» YOUR INSTRUCTIONS: Print the data that follows exactly.

» DATA EXTRACT:
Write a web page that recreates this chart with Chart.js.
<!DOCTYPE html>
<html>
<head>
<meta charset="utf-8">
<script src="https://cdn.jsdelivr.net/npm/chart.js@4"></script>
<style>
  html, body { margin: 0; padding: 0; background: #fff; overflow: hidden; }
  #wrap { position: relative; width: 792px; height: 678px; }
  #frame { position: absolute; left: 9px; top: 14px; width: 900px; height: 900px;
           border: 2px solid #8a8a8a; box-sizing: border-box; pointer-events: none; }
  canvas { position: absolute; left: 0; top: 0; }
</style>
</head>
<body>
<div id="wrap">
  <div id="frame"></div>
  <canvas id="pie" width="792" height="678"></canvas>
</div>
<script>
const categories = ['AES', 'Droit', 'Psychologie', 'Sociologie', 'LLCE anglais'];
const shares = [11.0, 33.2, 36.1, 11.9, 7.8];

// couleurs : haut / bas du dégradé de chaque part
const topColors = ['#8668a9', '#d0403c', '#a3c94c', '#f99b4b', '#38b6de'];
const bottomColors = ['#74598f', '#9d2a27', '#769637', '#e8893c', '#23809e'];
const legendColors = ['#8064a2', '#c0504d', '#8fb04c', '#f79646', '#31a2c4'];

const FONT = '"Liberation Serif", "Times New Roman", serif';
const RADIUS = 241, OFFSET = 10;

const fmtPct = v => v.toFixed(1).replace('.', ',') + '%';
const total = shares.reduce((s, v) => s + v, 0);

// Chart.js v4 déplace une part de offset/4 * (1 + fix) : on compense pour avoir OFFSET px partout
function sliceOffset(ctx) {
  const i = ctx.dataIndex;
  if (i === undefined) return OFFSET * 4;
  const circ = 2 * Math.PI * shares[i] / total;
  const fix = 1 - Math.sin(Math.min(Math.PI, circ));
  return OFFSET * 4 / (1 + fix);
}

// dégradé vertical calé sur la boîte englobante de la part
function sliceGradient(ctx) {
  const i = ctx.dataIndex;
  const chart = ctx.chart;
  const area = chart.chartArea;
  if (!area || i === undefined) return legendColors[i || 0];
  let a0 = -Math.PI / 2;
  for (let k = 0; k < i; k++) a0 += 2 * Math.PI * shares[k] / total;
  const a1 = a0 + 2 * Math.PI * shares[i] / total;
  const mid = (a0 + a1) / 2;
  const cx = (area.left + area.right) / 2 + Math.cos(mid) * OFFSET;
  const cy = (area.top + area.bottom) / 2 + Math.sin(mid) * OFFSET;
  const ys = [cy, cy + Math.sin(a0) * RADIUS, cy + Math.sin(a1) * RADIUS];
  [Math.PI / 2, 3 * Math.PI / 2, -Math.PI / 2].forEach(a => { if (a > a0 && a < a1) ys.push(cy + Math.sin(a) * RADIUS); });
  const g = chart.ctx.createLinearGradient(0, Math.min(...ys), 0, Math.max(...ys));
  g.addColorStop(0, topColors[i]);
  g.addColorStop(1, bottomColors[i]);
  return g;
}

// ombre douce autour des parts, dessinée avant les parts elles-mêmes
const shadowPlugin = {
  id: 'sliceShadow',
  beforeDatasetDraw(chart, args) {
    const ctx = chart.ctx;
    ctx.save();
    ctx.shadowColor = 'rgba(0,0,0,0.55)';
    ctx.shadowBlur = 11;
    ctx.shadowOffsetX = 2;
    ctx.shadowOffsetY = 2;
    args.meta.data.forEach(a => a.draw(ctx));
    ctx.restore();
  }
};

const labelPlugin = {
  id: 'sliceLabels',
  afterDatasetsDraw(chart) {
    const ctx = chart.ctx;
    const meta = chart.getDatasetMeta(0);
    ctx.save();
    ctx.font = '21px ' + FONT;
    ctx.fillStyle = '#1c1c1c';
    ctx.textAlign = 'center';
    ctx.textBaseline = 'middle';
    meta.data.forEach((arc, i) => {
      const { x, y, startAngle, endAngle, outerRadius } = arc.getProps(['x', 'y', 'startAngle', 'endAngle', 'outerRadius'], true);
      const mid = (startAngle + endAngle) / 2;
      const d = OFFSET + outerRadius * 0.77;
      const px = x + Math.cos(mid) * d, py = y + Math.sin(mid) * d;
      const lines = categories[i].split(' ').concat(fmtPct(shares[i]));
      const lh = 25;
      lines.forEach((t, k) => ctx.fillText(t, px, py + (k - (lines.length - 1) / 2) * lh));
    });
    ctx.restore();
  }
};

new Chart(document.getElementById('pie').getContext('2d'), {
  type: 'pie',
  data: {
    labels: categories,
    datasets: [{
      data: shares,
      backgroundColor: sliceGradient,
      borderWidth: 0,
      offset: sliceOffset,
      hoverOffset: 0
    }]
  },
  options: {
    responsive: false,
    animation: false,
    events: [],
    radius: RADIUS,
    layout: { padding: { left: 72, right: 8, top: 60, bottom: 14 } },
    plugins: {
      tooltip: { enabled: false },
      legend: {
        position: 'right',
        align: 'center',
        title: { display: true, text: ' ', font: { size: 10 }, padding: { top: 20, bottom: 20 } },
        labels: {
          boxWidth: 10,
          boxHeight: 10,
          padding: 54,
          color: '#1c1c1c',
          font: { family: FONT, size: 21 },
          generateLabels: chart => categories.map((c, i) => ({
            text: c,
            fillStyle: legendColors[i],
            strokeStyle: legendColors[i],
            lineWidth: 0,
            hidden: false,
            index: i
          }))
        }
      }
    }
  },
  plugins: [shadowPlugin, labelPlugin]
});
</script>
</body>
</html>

» FULL OUTPUT:
Write a web page that recreates this chart with Chart.js.
<!DOCTYPE html>
<html>
<head>
<meta charset="utf-8">
<script src="https://cdn.jsdelivr.net/npm/chart.js@4"></script>
<style>
  html, body { margin: 0; padding: 0; background: #fff; overflow: hidden; }
  #wrap { position: relative; width: 792px; height: 678px; }
  #frame { position: absolute; left: 9px; top: 14px; width: 900px; height: 900px;
           border: 2px solid #8a8a8a; box-sizing: border-box; pointer-events: none; }
  canvas { position: absolute; left: 0; top: 0; }
</style>
</head>
<body>
<div id="wrap">
  <div id="frame"></div>
  <canvas id="pie" width="792" height="678"></canvas>
</div>
<script>
const categories = ['AES', 'Droit', 'Psychologie', 'Sociologie', 'LLCE anglais'];
const shares = [11.0, 33.2, 36.1, 11.9, 7.8];

// couleurs : haut / bas du dégradé de chaque part
const topColors = ['#8668a9', '#d0403c', '#a3c94c', '#f99b4b', '#38b6de'];
const bottomColors = ['#74598f', '#9d2a27', '#769637', '#e8893c', '#23809e'];
const legendColors = ['#8064a2', '#c0504d', '#8fb04c', '#f79646', '#31a2c4'];

const FONT = '"Liberation Serif", "Times New Roman", serif';
const RADIUS = 241, OFFSET = 10;

const fmtPct = v => v.toFixed(1).replace('.', ',') + '%';
const total = shares.reduce((s, v) => s + v, 0);

// Chart.js v4 déplace une part de offset/4 * (1 + fix) : on compense pour avoir OFFSET px partout
function sliceOffset(ctx) {
  const i = ctx.dataIndex;
  if (i === undefined) return OFFSET * 4;
  const circ = 2 * Math.PI * shares[i] / total;
  const fix = 1 - Math.sin(Math.min(Math.PI, circ));
  return OFFSET * 4 / (1 + fix);
}

// dégradé vertical calé sur la boîte englobante de la part
function sliceGradient(ctx) {
  const i = ctx.dataIndex;
  const chart = ctx.chart;
  const area = chart.chartArea;
  if (!area || i === undefined) return legendColors[i || 0];
  let a0 = -Math.PI / 2;
  for (let k = 0; k < i; k++) a0 += 2 * Math.PI * shares[k] / total;
  const a1 = a0 + 2 * Math.PI * shares[i] / total;
  const mid = (a0 + a1) / 2;
  const cx = (area.left + area.right) / 2 + Math.cos(mid) * OFFSET;
  const cy = (area.top + area.bottom) / 2 + Math.sin(mid) * OFFSET;
  const ys = [cy, cy + Math.sin(a0) * RADIUS, cy + Math.sin(a1) * RADIUS];
  [Math.PI / 2, 3 * Math.PI / 2, -Math.PI / 2].forEach(a => { if (a > a0 && a < a1) ys.push(cy + Math.sin(a) * RADIUS); });
  const g = chart.ctx.createLinearGradient(0, Math.min(...ys), 0, Math.max(...ys));
  g.addColorStop(0, topColors[i]);
  g.addColorStop(1, bottomColors[i]);
  return g;
}

// ombre douce autour des parts, dessinée avant les parts elles-mêmes
const shadowPlugin = {
  id: 'sliceShadow',
  beforeDatasetDraw(chart, args) {
    const ctx = chart.ctx;
    ctx.save();
    ctx.shadowColor = 'rgba(0,0,0,0.55)';
    ctx.shadowBlur = 11;
    ctx.shadowOffsetX = 2;
    ctx.shadowOffsetY = 2;
    args.meta.data.forEach(a => a.draw(ctx));
    ctx.restore();
  }
};

const labelPlugin = {
  id: 'sliceLabels',
  afterDatasetsDraw(chart) {
    const ctx = chart.ctx;
    const meta = chart.getDatasetMeta(0);
    ctx.save();
    ctx.font = '21px ' + FONT;
    ctx.fillStyle = '#1c1c1c';
    ctx.textAlign = 'center';
    ctx.textBaseline = 'middle';
    meta.data.forEach((arc, i) => {
      const { x, y, startAngle, endAngle, outerRadius } = arc.getProps(['x', 'y', 'startAngle', 'endAngle', 'outerRadius'], true);
      const mid = (startAngle + endAngle) / 2;
      const d = OFFSET + outerRadius * 0.77;
      const px = x + Math.cos(mid) * d, py = y + Math.sin(mid) * d;
      const lines = categories[i].split(' ').concat(fmtPct(shares[i]));
      const lh = 25;
      lines.forEach((t, k) => ctx.fillText(t, px, py + (k - (lines.length - 1) / 2) * lh));
    });
    ctx.restore();
  }
};

new Chart(document.getElementById('pie').getContext('2d'), {
  type: 'pie',
  data: {
    labels: categories,
    datasets: [{
      data: shares,
      backgroundColor: sliceGradient,
      borderWidth: 0,
      offset: sliceOffset,
      hoverOffset: 0
    }]
  },
  options: {
    responsive: false,
    animation: false,
    events: [],
    radius: RADIUS,
    layout: { padding: { left: 72, right: 8, top: 60, bottom: 14 } },
    plugins: {
      tooltip: { enabled: false },
      legend: {
        position: 'right',
        align: 'center',
        title: { display: true, text: ' ', font: { size: 10 }, padding: { top: 20, bottom: 20 } },
        labels: {
          boxWidth: 10,
          boxHeight: 10,
          padding: 54,
          color: '#1c1c1c',
          font: { family: FONT, size: 21 },
          generateLabels: chart => categories.map((c, i) => ({
            text: c,
            fillStyle: legendColors[i],
            strokeStyle: legendColors[i],
            lineWidth: 0,
            hidden: false,
            index: i
          }))
        }
      }
    }
  },
  plugins: [shadowPlugin, labelPlugin]
});
</script>
</body>
</html>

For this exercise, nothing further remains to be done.